Why can’t the Jesus Way be an imagining of a better and more creative and vulnerable humanity. And a rejoicing in the knowledge that God lives and comes to wonderful expression – in us. And speaking of a vulnerable humanity I am reminded of Paul’s weakness of God and of John D Caputo’s weak God as the authentic God because the almighty all powerful God doesn’t seem to have it right yet.

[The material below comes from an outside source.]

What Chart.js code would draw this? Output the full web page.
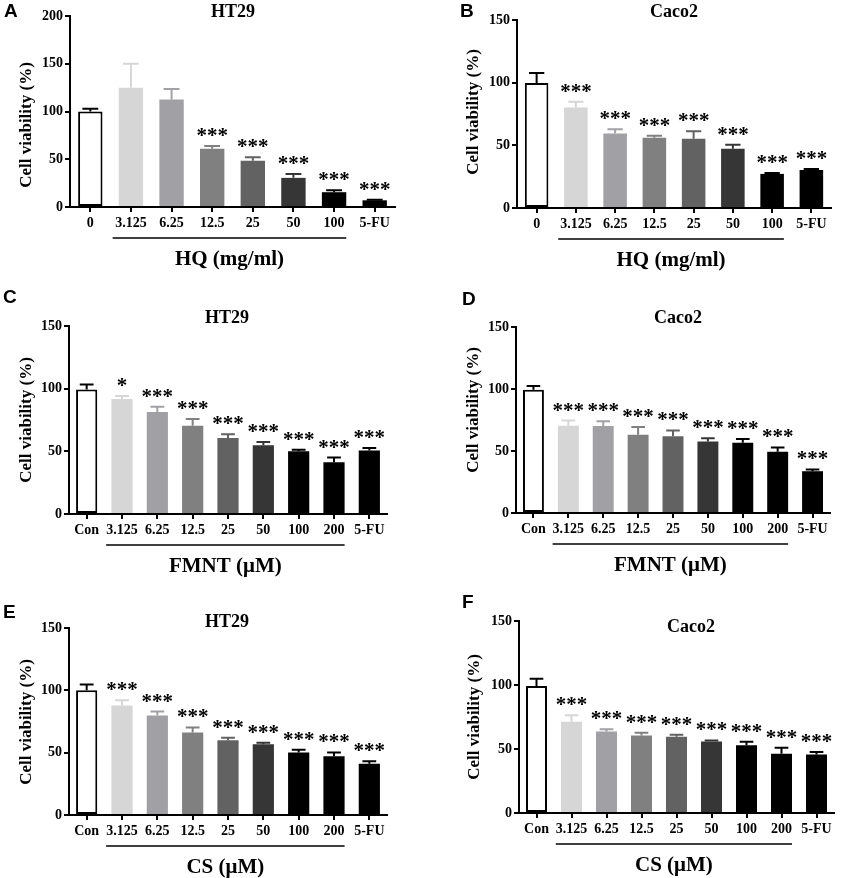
<!DOCTYPE html>
<html>
<head>
<meta charset="utf-8">
<script src="https://cdn.jsdelivr.net/npm/chart.js@4.4.1/dist/chart.umd.min.js"></script>
<style>
    body { margin: 0; background: #ffffff; }
    #figura { position: relative; width: 844px; height: 878px; }
    .panel { position: absolute; }
</style>
</head>
<body>
<div id="figura"></div>
<script>
const SERIF = '"Liberation Serif", "Times New Roman", serif';
const SANS = '"Liberation Sans", Arial, sans-serif';

// categories
const hqLabels = ["0", "3.125", "6.25", "12.5", "25", "50", "100", "5-FU"];
const doseLabels = ["Con", "3.125", "6.25", "12.5", "25", "50", "100", "200", "5-FU"];

// A - HQ on HT29
const hqHT29Means = [100, 125, 112.5, 61, 48.5, 30.5, 15.5, 7];
const hqHT29Errors = [3, 25, 11, 3, 3.5, 4, 2, 0.7];
const hqHT29Stars = ["", "", "", "***", "***", "***", "***", "***"];

// B - HQ on Caco2
const hqCaco2Means = [99.7, 80.2, 59.4, 56, 55.2, 47.2, 27.2, 30.4];
const hqCaco2Errors = [8, 4.5, 3.5, 1.6, 6, 3.2, 0.8, 0.8];
const hqCaco2Stars = ["", "***", "***", "***", "***", "***", "***", "***"];

// C - FMNT on HT29
const fmntHT29Means = [99.4, 91.7, 81.4, 70.5, 60.7, 54.9, 50.1, 41.3, 50.6];
const fmntHT29Errors = [4, 2.4, 4.2, 5.3, 2.9, 2.6, 1.1, 3.7, 2.1];
const fmntHT29Stars = ["", "*", "***", "***", "***", "***", "***", "***", "***"];

// D - FMNT on Caco2
const fmntCaco2Means = [99.3, 70.4, 70.1, 63.1, 61.8, 57.7, 56.6, 49.4, 33.7];
const fmntCaco2Errors = [3.2, 4.1, 3.8, 6.2, 4.8, 2.5, 3, 3.5, 1.4];
const fmntCaco2Stars = ["", "***", "***", "***", "***", "***", "***", "***", "***"];

// E - CS on HT29
const csHT29Means = [100.1, 87.8, 79.8, 66.2, 60, 56.8, 50.2, 47.2, 41.1];
const csHT29Errors = [4.5, 4.3, 3.2, 4, 1.9, 1.1, 2.1, 3, 2.1];
const csHT29Stars = ["", "***", "***", "***", "***", "***", "***", "***", "***"];

// F - CS on Caco2
const csCaco2Means = [99.3, 71.2, 63.7, 60.6, 59.5, 55.9, 53, 46.3, 45.8];
const csCaco2Errors = [5.5, 5.2, 1.8, 2, 1.6, 0.8, 2.6, 4.6, 1.8];
const csCaco2Stars = ["", "***", "***", "***", "***", "***", "***", "***", "***"];

const hqColors = ["#ffffff", "#d6d6d6", "#a1a1a5", "#808080", "#626262", "#363636", "#000000", "#000000"];
const doseColors = ["#ffffff", "#d6d6d6", "#a1a1a5", "#808080", "#626262", "#363636", "#000000", "#000000", "#000000"];

const panels = [
    { letra: "A", celula: "HT29", eixo: "HQ (mg/ml)", labels: hqLabels, means: hqHT29Means, errors: hqHT29Errors, stars: hqHT29Stars, colors: hqColors, yMax: 200,
      box: [0, 0, 422, 290], area: [70, 16, 395, 207], titulo: [233, 12], letraPos: [4, 12], yTitulo: [27, 125] },
    { letra: "B", celula: "Caco2", eixo: "HQ (mg/ml)", labels: hqLabels, means: hqCaco2Means, errors: hqCaco2Errors, stars: hqCaco2Stars, colors: hqColors, yMax: 150,
      box: [422, 0, 422, 290], area: [517, 20, 831, 208], titulo: [674, 12], letraPos: [460, 12], yTitulo: [474, 112] },
    { letra: "C", celula: "HT29", eixo: "FMNT (\u03bcM)", labels: doseLabels, means: fmntHT29Means, errors: fmntHT29Errors, stars: fmntHT29Stars, colors: doseColors, yMax: 150,
      box: [0, 290, 422, 290], area: [69, 326, 387, 514], titulo: [227, 318], letraPos: [3, 298], yTitulo: [27, 420] },
    { letra: "D", celula: "Caco2", eixo: "FMNT (\u03bcM)", labels: doseLabels, means: fmntCaco2Means, errors: fmntCaco2Errors, stars: fmntCaco2Stars, colors: doseColors, yMax: 150,
      box: [422, 290, 422, 290], area: [516, 327, 830, 513], titulo: [678, 318], letraPos: [462, 300], yTitulo: [474, 410] },
    { letra: "E", celula: "HT29", eixo: "CS (\u03bcM)", labels: doseLabels, means: csHT29Means, errors: csHT29Errors, stars: csHT29Stars, colors: doseColors, yMax: 150,
      box: [0, 580, 422, 298], area: [69, 628, 387, 815], titulo: [227, 622], letraPos: [3, 613], yTitulo: [27, 722] },
    { letra: "F", celula: "Caco2", eixo: "CS (\u03bcM)", labels: doseLabels, means: csCaco2Means, errors: csCaco2Errors, stars: csCaco2Stars, colors: doseColors, yMax: 150,
      box: [422, 580, 422, 298], area: [519, 621, 834, 813], titulo: [691, 627], letraPos: [462, 603], yTitulo: [475, 717] }
];

panels.forEach(crearPanel);

function crearPanel(p) {
    const [bx, by, bw, bh] = p.box;
    const [al, at, ar, ab] = p.area;

    const div = document.createElement("div");
    div.className = "panel";
    div.style.left = bx + "px";
    div.style.top = by + "px";
    div.style.width = bw + "px";
    div.style.height = bh + "px";
    const canvas = document.createElement("canvas");
    div.appendChild(canvas);
    document.getElementById("figura").appendChild(div);

    new Chart(canvas, {
        type: "bar",
        data: {
            labels: p.labels,
            datasets: [{
                data: p.means,
                backgroundColor: p.colors,
                borderColor: "#000000",
                borderWidth: p.colors.map(c => c === "#ffffff" ? 2 : 0),
                borderSkipped: false,
                categoryPercentage: 1,
                barPercentage: 0.6
            }]
        },
        options: {
            responsive: true,
            maintainAspectRatio: false,
            animation: false,
            layout: {
                padding: { left: 0, top: at - by, right: bx + bw - ar, bottom: 0 }
            },
            plugins: {
                legend: { display: false },
                tooltip: { enabled: false }
            },
            scales: {
                x: {
                    grid: { display: true, drawOnChartArea: false, offset: false, tickLength: 5, color: "#000", lineWidth: 2 },
                    border: { display: true, color: "#000", width: 2 },
                    ticks: { color: "#000", padding: 3, maxRotation: 0, autoSkip: false, font: { family: SERIF, size: 14, weight: "bold" } },
                    afterFit: scale => { scale.height = by + bh - ab; }
                },
                y: {
                    min: 0,
                    max: p.yMax,
                    grid: { display: true, drawOnChartArea: false, tickLength: 5, color: "#000", lineWidth: 2 },
                    border: { display: true, color: "#000", width: 2 },
                    ticks: { stepSize: 50, color: "#000", padding: 2, font: { family: SERIF, size: 14, weight: "bold" } },
                    afterFit: scale => { scale.width = al - bx; }
                }
            }
        },
        plugins: [anotaciones(p)]
    });
}

function anotaciones(p) {
    const [bx, by] = p.box;
    return {
        id: "anotaciones" + p.letra,
        afterDatasetsDraw(chart) {
            const ctx = chart.ctx;
            const y = chart.scales.y;
            const meta = chart.getDatasetMeta(0);
            ctx.save();
            p.means.forEach((m, i) => {
                const bar = meta.data[i];
                const top = y.getPixelForValue(m + p.errors[i]);
                const base = y.getPixelForValue(m);
                const cap = bar.width * 0.65;
                ctx.strokeStyle = p.colors[i] === "#ffffff" ? "#000000" : p.colors[i];
                ctx.lineWidth = 2;
                ctx.beginPath();
                ctx.moveTo(bar.x, base);
                ctx.lineTo(bar.x, top);
                ctx.moveTo(bar.x - cap / 2, top);
                ctx.lineTo(bar.x + cap / 2, top);
                ctx.stroke();
                if (p.stars[i]) {
                    ctx.fillStyle = "#000";
                    ctx.font = "bold 21px " + SERIF;
                    ctx.textAlign = "center";
                    ctx.textBaseline = "alphabetic";
                    ctx.fillText(p.stars[i], bar.x, top - 4);
                }
            });
            ctx.restore();
        },
        afterDraw(chart) {
            const ctx = chart.ctx;
            const x = chart.scales.x;
            const n = p.labels.length;
            const cat = x.getPixelForValue(1) - x.getPixelForValue(0);
            const x1 = x.getPixelForValue(1) - cat * 0.45;
            const x2 = x.getPixelForValue(n - 2) + cat * 0.3;
            const bottom = chart.chartArea.bottom;

            ctx.save();
            ctx.fillStyle = "#000";
            ctx.strokeStyle = "#000";

            // subrayado del grupo de dosis
            ctx.lineWidth = 1.5;
            ctx.beginPath();
            ctx.moveTo(x1, bottom + 31);
            ctx.lineTo(x2, bottom + 31);
            ctx.stroke();

            ctx.textAlign = "center";
            ctx.textBaseline = "middle";
            ctx.font = "bold 21px " + SERIF;
            ctx.fillText(p.eixo, (x1 + x2) / 2, bottom + 53);

            ctx.font = "bold 18px " + SERIF;
            ctx.fillText(p.celula, p.titulo[0] - bx, p.titulo[1] - by);

            ctx.save();
            ctx.translate(p.yTitulo[0] - bx, p.yTitulo[1] - by);
            ctx.rotate(-Math.PI / 2);
            ctx.font = "bold 17px " + SERIF;
            ctx.fillText("Cell viability (%)", 0, 0);
            ctx.restore();

            ctx.textAlign = "left";
            ctx.font = "bold 19px " + SANS;
            ctx.fillText(p.letra, p.letraPos[0] - bx, p.letraPos[1] - by);
            ctx.restore();
        }
    };
}
</script>
</body>
</html>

And just to finish with a bit of a challenge. What if the Jesus Way is to reimagine the world, to honour the mind, in other words; to grasp the liberty of human thought, to live the questions, and to express the joy or gratuity of life in the midst of it all; in other words; to explore the adventure of humanity. The truth that is Jesus is the invitation to be a work of art which is to challenge, be playful and creative, to be a parable perhaps and thus the life Jesus is not spent looking for answers but rather but rather one spent asking how in the moments of fleeting life and changing history, human experience van hold value. The challenge of looking at life this way is to see that giving meaning to experience is an interpretive act. No piece of art and no poem is understood if viewed simply as fact. I am the Way is an interpretation, I am the Truth is an expression and I am the life is an experience like no other. It is as Gordon Nicholson says when I ask him how he is, “Full of Joy” Amen.